Copy every line of the data that includes the string "this".

* begin Source material *

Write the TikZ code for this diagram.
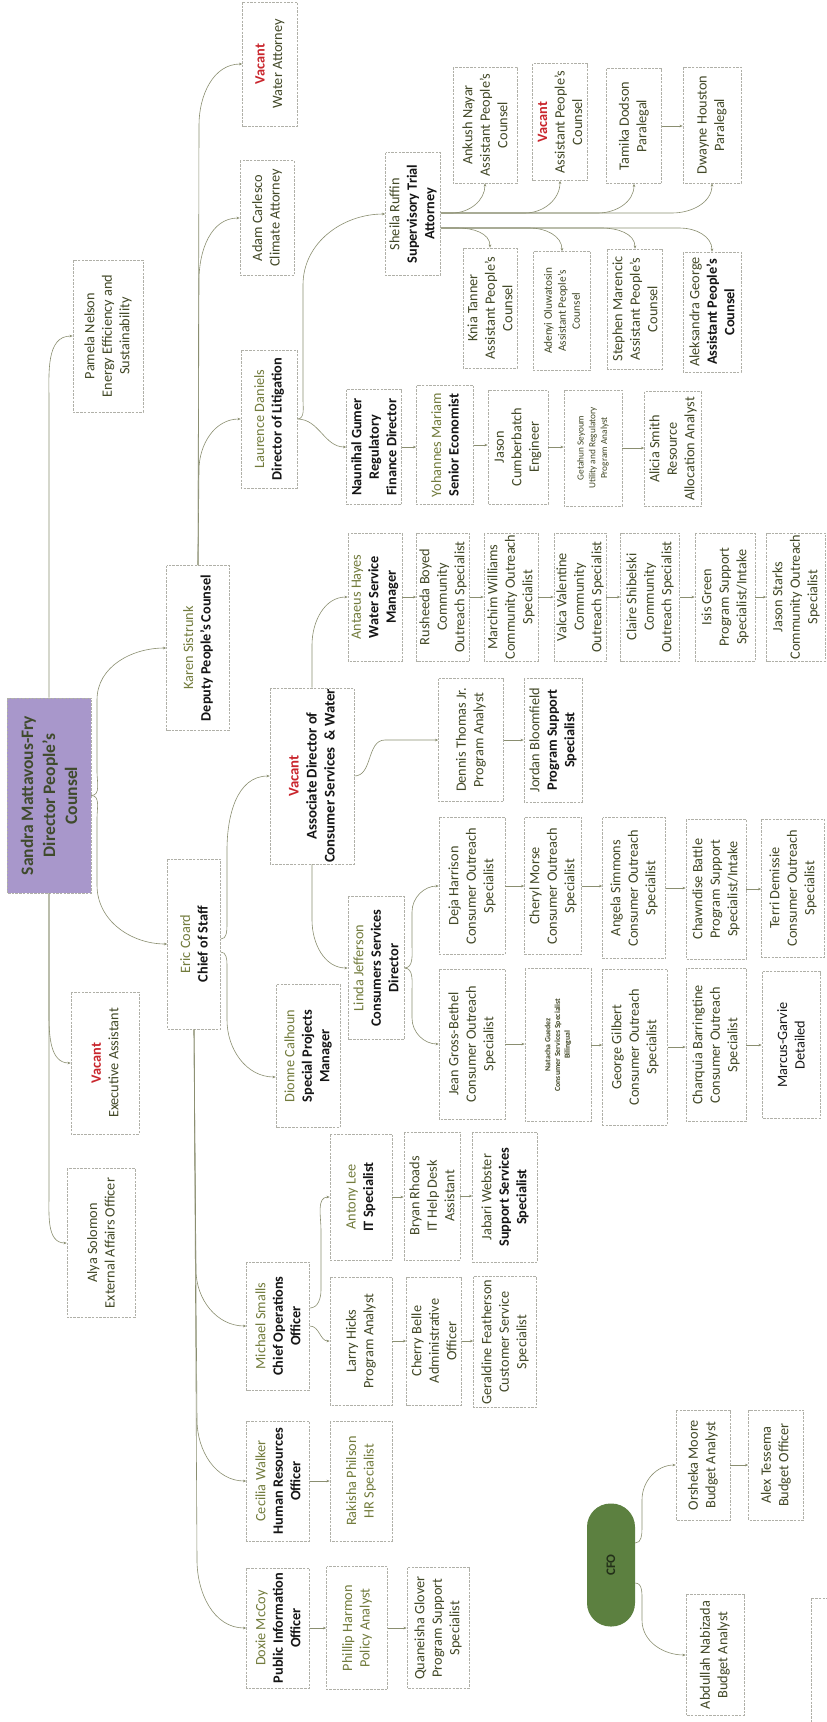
\documentclass[tikz,border=0pt]{standalone}
\usepackage{fontspec}
\setmainfont{Carlito}
\usetikzlibrary{arrows.meta,calc}
\definecolor{boxc}{HTML}{B0B0A8}
\definecolor{connc}{HTML}{8A8E70}
\definecolor{txt}{HTML}{424827}
\definecolor{nm}{HTML}{727B3C}
\definecolor{ttl}{HTML}{151515}
\definecolor{vac}{HTML}{C9252C}
\definecolor{sandrafill}{HTML}{A897CB}
\definecolor{sandratxt}{HTML}{3F4A2C}
\definecolor{cfofill}{HTML}{5C8040}
\definecolor{cfotxt}{HTML}{233019}
\newcommand\fsN{\fontsize{14.3}{17.5}\selectfont}
\newcommand\fsM{\fontsize{11.3}{14}\selectfont}
\newcommand\fsS{\fontsize{9.3}{11.7}\selectfont}
\newcommand\fsT{\fontsize{7.8}{9.7}\selectfont\bfseries}
\newcommand\VacTxt{\textcolor{vac}{\bfseries Vacant}}
\newcommand\Nm[1]{\textcolor{nm}{#1}}
\newcommand\Tl[1]{\textcolor{ttl}{\bfseries #1}}
\newcommand\bx[7][]{\node[box,minimum width=#6pt,minimum height=#5pt,#1] (#2) at (#3,-#4) {#7};}
\tikzset{
  box/.style={draw=boxc, dash pattern=on 2.5pt off 1.2pt, line width=0.6pt, rotate=90,
    align=center, inner sep=1pt, font=\fsN, text=txt},
  conn/.style={draw=connc, line width=0.6pt},
  arr/.style={conn, -{Stealth[length=3.2pt,width=2.6pt]}}
}
\begin{document}
\begin{tikzpicture}[x=1pt,y=1pt]
\fill[white] (0,0) rectangle (827,-1722);
\useasboundingbox (0,0) rectangle (827,-1722);

% ---------- top level ----------
\bx[fill=sandrafill,text=sandratxt,font=\fontsize{17.5}{22}\selectfont\bfseries]{sandra}{49}{795.5}{84}{195}{Sandra Mattavous-Fry\\Director People’s\\Counsel}
\bx{pamela}{108}{336}{70}{152}{Pamela Nelson\\Energy Efficiency and\\Sustainability}
\bx{karen}{198}{648}{63}{165}{\Nm{Karen Sistrunk}\\\Tl{Deputy People’s Counsel}}
\bx{eric}{194}{944}{53}{170}{\Nm{Eric Coard}\\\Tl{Chief of Staff}}
\bx{vexec}{105}{1063}{68}{142}{\VacTxt\\Executive Assistant}
\bx{alya}{101}{1243}{68}{149}{Alya Solomon\\External Affairs Officer}

% ---------- Karen branch ----------
\bx{water}{270}{64}{55}{124}{\VacTxt\\Water Attorney}
\bx{adam}{267}{218}{54}{115}{Adam Carlesco\\Climate Attorney}
\bx{laurence}{269}{419}{56}{138}{\Nm{Laurence Daniels}\\\Tl{Director of Litigation}}
\bx{sheila}{413}{214}{55}{123}{Sheila Ruffin\\\Tl{Supervisory Trial}\\\Tl{Attorney}}
\bx{ankush}{485}{125}{64}{116}{Ankush Nayar\\Assistant People’s\\Counsel}
\bx{vacant2}{560}{122}{55}{117}{\VacTxt\\Assistant People’s\\Counsel}
\bx{tamika}{634}{126}{55}{115}{Tamika Dodson\\Paralegal}
\bx{dwayne}{712}{125}{58}{116}{Dwayne Houston\\Paralegal}
\bx{knia}{490}{308}{54}{120}{Knia Tanner\\Assistant People’s\\Counsel}
\bx[font=\fsM]{adenyi}{562}{311}{57}{119}{Adenyi Oluwatosin\\Assistant People’s\\Counsel}
\bx{stephen}{635}{309}{55}{120}{Stephen Marencic\\Assistant People’s\\Counsel}
\bx{aleks}{712}{312}{58}{120}{Aleksandra George\\\Tl{Assistant People’s}\\\Tl{Counsel}}
\bx{naunihal}{374}{447}{55}{115}{\Tl{Naunihal Gumer}\\\Tl{Regulatory}\\\Tl{Finance Director}}
\bx{yohannes}{445}{445}{57}{119}{\Nm{Yohannes Mariam}\\\Tl{Senior Economist}}
\bx{jasonc}{518}{447}{60}{114}{Jason\\Cumberbatch\\Engineer}
\bx[font=\fsS]{getahun}{593}{448}{58}{116}{Getahun Seyoum\\Utility and Regulatory\\Program Analyst}
\bx{alicia}{673}{449}{57}{115}{Alicia Smith\\Resource\\Allocation Analyst}

% ---------- Eric branch ----------
\bx[font=\fontsize{14.8}{18}\selectfont]{vassoc}{312}{776}{84}{176}{\VacTxt\\\Tl{Associate Director of}\\\Tl{Consumer Services~ \& Water}}
\bx{antaeus}{375}{597}{54}{128}{\Nm{Antaeus Hayes}\\\Tl{Water Service}\\\Tl{Manager}}
\bx{rusheeda}{443}{597}{53}{128}{Rusheeda Boyed\\Community\\Outreach Specialist}
\bx{marchim}{511}{597}{54}{128}{Marchim Williams\\Community Outreach\\Specialist}
\bx{valca}{580}{597}{52}{128}{Valca Valentine\\Community\\Outreach Specialist}
\bx{claire}{650}{597}{59}{128}{Claire Shibelski\\Community\\Outreach Specialist}
\bx{isis}{725}{597}{60}{128}{Isis Green\\Program Support\\Specialist/Intake}
\bx{jasons}{796}{597}{59}{128}{Jason Starks\\Community Outreach\\Specialist}
\bx{dennis}{471}{740}{65}{123}{Dennis Thomas Jr.\\Program Analyst}
\bx{jordan}{553}{740}{58}{124}{Jordan Bloomfield\\\Tl{Program Support}\\\Tl{Specialist}}
\bx{dionne}{308}{1056}{64}{143}{\Nm{Dionne Calhoun}\\\Tl{Special Projects}\\\Tl{Manager}}
\bx{linda}{376}{968}{56}{143}{\Nm{Linda Jefferson}\\\Tl{Consumers Services}\\\Tl{Director}}
\bx{deja}{472}{886}{66}{137}{Deja Harrison\\Consumer Outreach\\Specialist}
\bx{cheryl}{553}{886}{57}{137}{Cheryl Morse\\Consumer Outreach\\Specialist}
\bx{angela}{634}{888}{63}{141}{Angela Simmons\\Consumer Outreach\\Specialist}
\bx{chawn}{716}{889}{60}{140}{Chawndise Battle\\Program Support\\Specialist/Intake}
\bx{terri}{793}{888}{63}{138}{Terri Demissie\\Consumer Outreach\\Specialist}
\bx{jean}{472}{1044}{66}{150}{Jean Gross-Bethel\\Consumer Outreach\\Specialist}
\bx[font=\fsT]{natacha}{558}{1045}{66}{153}{Natacha Guedez\\Consumer Services Specialist\\Bilingual}
\bx{george}{635}{1047}{65}{156}{George Gilbert\\Consumer Outreach\\Specialist}
\bx{charquia}{716}{1045}{60}{153}{Charquia Barringtine\\Consumer Outreach\\Specialist}
\bx[text=ttl]{marcus}{791}{1045}{58}{147}{Marcus-Garvie\\Detailed}
\bx{michael}{278}{1326}{63}{128}{\Nm{Michael Smalls}\\\Tl{Chief Operations}\\\Tl{Officer}}
\bx{cecilia}{278}{1481}{63}{120}{\Nm{Cecilia Walker}\\\Tl{Human Resources}\\\Tl{Officer}}
\bx{doxie}{278}{1628}{63}{120}{\Nm{Doxie McCoy}\\\Tl{Public Information}\\\Tl{Officer}}
\bx[text=nm]{rakisha}{361}{1481}{62}{120}{Rakisha Philson\\HR Specialist}
\bx[text=nm]{phillip}{357}{1628}{61}{123}{Phillip Harmon\\Policy Analyst}
\bx{quan}{438}{1628}{62}{121}{Quaneisha Glover\\Program Support\\Specialist}
\bx{antony}{361}{1197}{62}{126}{\Nm{Antony Lee}\\\Tl{IT Specialist}}
\bx{bryan}{432}{1196}{56}{128}{Bryan Rhoads\\IT Help Desk\\Assistant}
\bx{jabari}{505}{1197}{65}{130}{Jabari Webster\\\Tl{Support Services}\\\Tl{Specialist}}
\bx{larry}{361}{1341}{62}{128}{Larry Hicks\\Program Analyst}
\bx{cherry}{434}{1341}{55}{128}{Cherry Belle\\Administrative\\Officer}
\bx{geraldine}{505}{1342}{63}{131}{Geraldine Featherson\\Customer Service\\Specialist}

% ---------- CFO ----------
\node[rotate=90, fill=cfofill, rounded corners=23.5pt, minimum width=123pt, minimum height=48pt,
  inner sep=0pt, text=cfotxt, font=\fontsize{13}{15}\selectfont\bfseries] (cfo) at (611,-1565) {CFO};
\bx{orsheka}{703}{1465}{54}{110}{Orsheka Moore\\Budget Analyst}
\bx{alex}{776}{1465}{55}{110}{Alex Tessema\\Budget Officer}
\bx{abdullah}{715}{1655}{58}{121}{Abdullah Nabizada\\Budget Analyst}
\bx{edgebox}{845}{1660}{68}{124}{}

% ---------- connectors: Sandra ----------
\draw[arr] (sandra.east) -- (49,-400) to[out=90,in=180] (pamela.north);
\draw[arr] (sandra.south) to[out=0,in=-90] (97,-772) -- (97,-700) to[out=90,in=180] (karen.north);
\draw[arr] (sandra.south) to[out=0,in=90] (97,-818) -- (97,-885) to[out=-90,in=180] (eric.north);
\draw[arr] (sandra.west) -- (49,-1015) to[out=-90,in=180] (vexec.north);
\draw[arr] (sandra.west) -- (49,-1195) to[out=-90,in=180] (alya.north);

% Karen
\draw[arr] (karen.east) -- (199,-470) to[out=90,in=180] (laurence.north);
\draw[arr] (karen.east) -- (199,-280) to[out=90,in=180] (adam.north);
\draw[arr] (karen.east) -- (199,-125) to[out=90,in=180] (water.north);

% Laurence
\draw[arr] (laurence.south) to[out=0,in=-90] (303,-400) -- (303,-285) to[out=90,in=180] (sheila.north);
\draw[arr] (laurence.south) to[out=0,in=180] (naunihal.north);
\draw[arr] (naunihal.south) -- (naunihal.south -| yohannes.north);
\draw[arr] (yohannes.south) -- (yohannes.south -| jasonc.north);
\draw[arr] (jasonc.south) -- (jasonc.south -| getahun.north);
\draw[arr] (getahun.south) -- (getahun.south -| alicia.north);

% Sheila
\coordinate (sheilaT) at ($(sheila.south)+(0,1)$);
\coordinate (sheilaB) at ($(sheila.south)+(0,-14)$);
\draw[arr] (sheilaT) -- (452,-213) to[out=0,in=-90] (ankush.west);
\draw[arr] (sheilaT) -- (525,-213) to[out=0,in=-90] (vacant2.west);
\draw[arr] (sheilaT) -- (598,-213) to[out=0,in=-90] (tamika.west);
\draw[arr] (sheilaT) -- (672,-213) to[out=0,in=-90] (dwayne.west);
\draw[arr] (sheilaB) -- (458,-228) to[out=0,in=90] (knia.east);
\draw[arr] (sheilaB) -- (530,-228) to[out=0,in=90] (adenyi.east);
\draw[arr] (sheilaB) -- (602,-228) to[out=0,in=90] (stephen.east);
\draw[arr] (sheilaB) -- (680,-228) to[out=0,in=90] (aleks.east);
\draw[arr] (tamika.south) -- (tamika.south -| dwayne.north);

% Eric
\draw[arr] ($(eric.south)+(0,5)$) to[out=0,in=-90] (227,-925) -- (227,-850) to[out=90,in=180] (vassoc.north);
\draw[arr] ($(eric.south)+(0,-8)$) to[out=0,in=90] (227,-965) -- (227,-1020) to[out=-90,in=180] ($(dionne.north)+(0,-21)$);
\draw[arr] (eric.west) -- (196,-1270) to[out=-90,in=180] (michael.north);
\draw[arr] (eric.west) -- (197,-1420) to[out=-90,in=180] (cecilia.north);
\draw[arr] (eric.west) -- (197,-1560) to[out=-90,in=180] (doxie.north);

% Michael
\draw[arr] ($(michael.south)+(0,18)$) to[out=0,in=-90] (321,-1290) -- (321,-1230) to[out=90,in=180] (antony.north);
\draw[arr] (michael.south) to[out=0,in=180] (larry.north);
\draw[arr] (larry.south) -- (larry.south -| cherry.north);
\draw[arr] (cherry.south) -- (cherry.south -| geraldine.north);
\draw[arr] (antony.south) -- (antony.south -| bryan.north);
\draw[arr] (bryan.south) -- (bryan.south -| jabari.north);
\draw[arr] (cecilia.south) -- (cecilia.south -| rakisha.north);
\draw[arr] (doxie.south) -- (doxie.south -| phillip.north);
\draw[arr] (phillip.south) -- (phillip.south -| quan.north);

% Vacant associate director
\draw[arr] (vassoc.east) -- (312,-645) to[out=90,in=180] (antaeus.north);
\draw[arr] (vassoc.west) -- (312,-920) to[out=-90,in=180] (linda.north);
\draw[arr] (vassoc.south) to[out=0,in=180] (385,-740) -- (dennis.north);
\draw[arr] (dennis.south) -- (dennis.south -| jordan.north);
\draw[arr] (antaeus.south) -- (antaeus.south -| rusheeda.north);
\draw[arr] (rusheeda.south) -- (rusheeda.south -| marchim.north);
\draw[arr] (marchim.south) -- (marchim.south -| valca.north);
\draw[arr] (valca.south) -- (valca.south -| claire.north);
\draw[arr] (claire.south) -- (claire.south -| isis.north);
\draw[arr] (isis.south) -- (isis.south -| jasons.north);

% Linda
\draw[arr] (linda.south) to[out=0,in=-90] (412,-945) -- (412,-912) to[out=90,in=180] (deja.north);
\draw[arr] (linda.south) to[out=0,in=90] (412,-991) -- (412,-1018) to[out=-90,in=180] (jean.north);
\draw[arr] (deja.south) -- (deja.south -| cheryl.north);
\draw[arr] (cheryl.south) -- (cheryl.south -| angela.north);
\draw[arr] (angela.south) -- (angela.south -| chawn.north);
\draw[arr] (chawn.south) -- (chawn.south -| terri.north);
\draw[arr] (jean.south) -- (jean.south -| natacha.north);
\draw[arr] (natacha.south) -- (natacha.south -| george.north);
\draw[arr] (george.south) -- (george.south -| charquia.north);
\draw[arr] (charquia.south) -- (charquia.south -| marcus.north);

% CFO
\draw[arr] ($(cfo.south)+(0,22)$) to[out=0,in=-90] (642,-1528) -- (642,-1500) to[out=90,in=180] (orsheka.north);
\draw[arr] ($(cfo.south)+(0,-18)$) to[out=0,in=90] (642,-1600) -- (642,-1620) to[out=-90,in=180] (abdullah.north);
\draw[arr] (orsheka.south) -- (orsheka.south -| alex.north);
\end{tikzpicture}
\end{document}
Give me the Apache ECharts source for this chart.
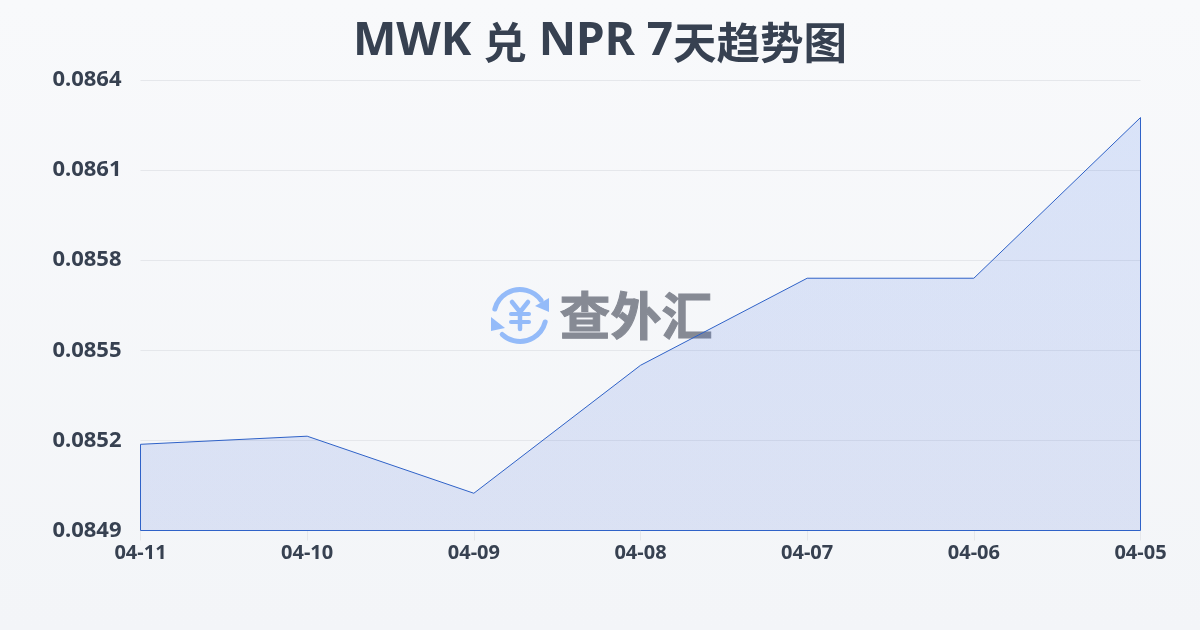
<!DOCTYPE html>
<html><head><meta charset="utf-8">
<style>html,body{margin:0;padding:0;background:#f6f7f9}#c{width:1200px;height:630px}</style>
<script src="https://cdn.jsdelivr.net/npm/echarts@6/dist/echarts.min.js"></script>
</head><body><div id="c"></div>
<script>
const categories = ['04-11','04-10','04-09','04-08','04-07','04-06','04-05'];
const rates = [0.085187,0.085214,0.085024,0.08545,0.08574,0.08574,0.086275];
const yTicks = [0.0849,0.0852,0.0855,0.0858,0.0861,0.0864];
const titleText = '{a|MWK }{b|兑}{a| NPR 7}{b|天趋势图}';
const brandText = '查外汇';
const font = '"Noto Sans","Noto Sans CJK SC",sans-serif';
const blue = '#2f62c8';
const logo = '#94bbf9';
const ink = '#374151';
const chart = echarts.init(document.getElementById('c'), null, {renderer:'canvas'});
chart.setOption({
  animation:false,
  backgroundColor:new echarts.graphic.LinearGradient(0,0,0,1,[{offset:0,color:'#f8f9fb'},{offset:1,color:'#f3f5f8'}]),
  title:{text:titleText,left:'center',top:14,textStyle:{rich:{
    a:{fontFamily:font,fontSize:46,fontWeight:'bold',color:ink},
    b:{fontFamily:'"Noto Sans CJK SC"',fontSize:43.5,fontWeight:'bold',color:ink}}}},
  grid:{left:140.5,right:59.5,top:80,bottom:99.5},
  xAxis:{type:'category',data:categories,boundaryGap:false,
    axisLine:{show:false},
    axisTick:{show:true,length:10,lineStyle:{color:'#e5e7eb'}},
    axisLabel:{fontFamily:font,fontSize:20,fontWeight:'bold',color:ink,margin:13,showMinLabel:true,showMaxLabel:true,interval:0,hideOverlap:false},
    splitLine:{show:false}},
  yAxis:{type:'value',min:0.0849,max:0.0864,interval:0.0003,
    axisLine:{show:false},axisTick:{show:false},
    axisLabel:{fontFamily:font,fontSize:22,fontWeight:'bold',color:ink,margin:19,formatter:v=>v.toFixed(4),verticalAlign:'middle',padding:[0,0,3,0]},
    splitLine:{show:true,lineStyle:{color:'#e5e7eb',width:1}}},
  graphic:{elements:[
    {type:'group',z:1,silent:true,children:[
      {type:'arc',shape:{cx:520,cy:315.5,r:26,startAngle:-Math.PI*0.92,endAngle:-Math.PI*0.2},style:{stroke:logo,lineWidth:5,fill:null,lineCap:'round'}},
      {type:'arc',shape:{cx:520,cy:315.5,r:26,startAngle:Math.PI*0.08,endAngle:Math.PI*0.74},style:{stroke:logo,lineWidth:5,fill:null,lineCap:'round'}},
      {type:'polygon',shape:{points:[[549,298],[549,312],[535,306]]},style:{fill:logo}},
      {type:'polygon',shape:{points:[[491,317],[491,331],[505,328]]},style:{fill:logo}},
      {type:'polyline',shape:{points:[[512,302],[520,312],[528,302]]},style:{stroke:logo,lineWidth:4.5,fill:null,lineCap:'round',lineJoin:'round'}},
      {type:'line',shape:{x1:520,y1:312,x2:520,y2:329},style:{stroke:logo,lineWidth:4.5,lineCap:'round'}},
      {type:'line',shape:{x1:511,y1:314,x2:529,y2:314},style:{stroke:logo,lineWidth:4,lineCap:'round'}},
      {type:'line',shape:{x1:511,y1:322,x2:529,y2:322},style:{stroke:logo,lineWidth:4,lineCap:'round'}}
    ]},
    {type:'text',z:1,silent:true,x:636,y:315.5,style:{text:brandText,fontFamily:'"Noto Sans CJK SC"',fontSize:51,fontWeight:'bold',fill:'#868a94',stroke:'#868a94',lineWidth:1,align:'center',verticalAlign:'middle'}}
  ]},
  series:[{
    type:'custom',coordinateSystem:'cartesian2d',z:3,clip:false,
    data:rates.map((v,i)=>[i,v]),
    renderItem:function(params,api){
      if(params.dataIndex!==0) return null;
      const base=0.0849;
      const pts=rates.map((v,i)=>api.coord([i,v]));
      pts.push(api.coord([rates.length-1,base]));
      pts.push(api.coord([0,base]));
      return {type:'polygon',shape:{points:pts},
        style:{fill:new echarts.graphic.LinearGradient(0,0,0,1,[{offset:0,color:'rgba(37,99,235,0.14)'},{offset:1,color:'rgba(37,80,210,0.12)'}]),stroke:blue,lineWidth:1}};
    }
  }]
});
</script></body></html>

* end Source material *

_Correct output_
Write the TikZ code for this diagram.
Give me the Apache ECharts source for this chart.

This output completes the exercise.